Bu kategoride olanlar sadece aymaz, sadece gafil, sadece çıkarcı değil, aynı zamanda yüreksizdir.

Milliyetçi Hareket Partisi’nin yüreksizlerle, yükte hafif pahada ağır menfaatlerinin kölesi olmuş siyasi devşirmelerle ne bugün ne de gelecek de işi ve ilgisi olmayacaktır.

Bir zamanlar hasbelkader aramızda bulunup tefrika ve tezvirat imalatından başka bir şeye yaramayanların davamız üstünden at pazarlığı ve siyaset cambazlığı yapmaya cüret etmeleri öncelikle kendi acziyetleri ve çürümeleridir.

Bizim çürüklerle yolumuz da yönümüz de ayrıdır, Yunus’un dediği gibi, Her dem taze doğa­rız, bizden kim usanası.”

Zalim projelerin arasından sıyrılarak, çok zor şartlar altında gerçekleştirdiğimiz bir mücadele neticesinde bugün Milliyetçi Hareket Partisi Türkiye Büyük Millet Meclisi’nde temsil edilmeye devam etmektedir.

Verdiğimiz mücadelenin büyüklüğünü anlamak için tahammül ettiğimiz, sabır gösterdiğimiz, la havle deyip dayandığımız zorluklara bakılması yeterli olacaktır.

Küresel emperyalizmin Türkiye’miz üzerindeki melanet emellerine uygun olarak MHP’siz siyaset arayışlarının dayatıldığı muhasım bir siyaset mühendisliğini Türk milleti elinin tersiyle itmiş ve reddetmiştir.

Cumhur İttifakı’nın teklemesi, Cumhurbaşkanımızın tökezlemesi, Türkiye’nin tefessüh etmesi için her iğrenç ve ilkel yola müracaat edilmiştir.

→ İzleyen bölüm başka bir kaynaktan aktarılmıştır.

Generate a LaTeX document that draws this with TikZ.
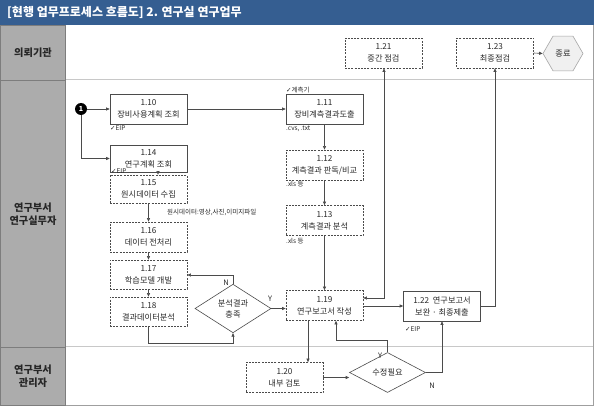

14 Mayıs ve 28 Mayıs seçimleri küresel siyasetin ana gündem konusu olmuştur.

Zillet ve zulmün hakimiyeti için neredeyse ayinler yapılmıştır.

Ülkemizin kaynaklarında gözü olan uluslararası sermayenin, vatanımızda hesabı olan küresel mihrakların, muazzam etki ve propaganda gücüne sahip odakların ve yerli işbirlikçilerinin, iç ve dış karanlık medya gücünün baskı ve dayatmaları Allah’a şükürler olsun ki birer birer aşılmıştır.

Cumhur varlığını korumuş, Türkiye Cumhuriyeti’nin 100’ncü yıldönümü demokrasiyle taçlanmış ve aydınlanmıştır.

Nitekim Cumhur İttifakı Türkiye Büyük Millet Meclisi’nde üstünlüğü gene kazanmış, muktedir siyasi yapısını hamd olsun muhafaza etmiştir.

Türkiye’nin istikrarlı gelişim ve ilerleyişine milletimiz omuz vermiştir.

Bizlere güvenen, bizlere inanan, yüzümüzü kara çıkarmayıp muhannete muhtaç etmeyen aziz vatandaşlarımıza, dava ve gönül insanlarımıza, bütün teşkilat mensuplarımıza, seçilsin veya seçilmesin her milletvekili adayımıza içtenlikle teşekkür ediyorum. ifadelerini kullandı.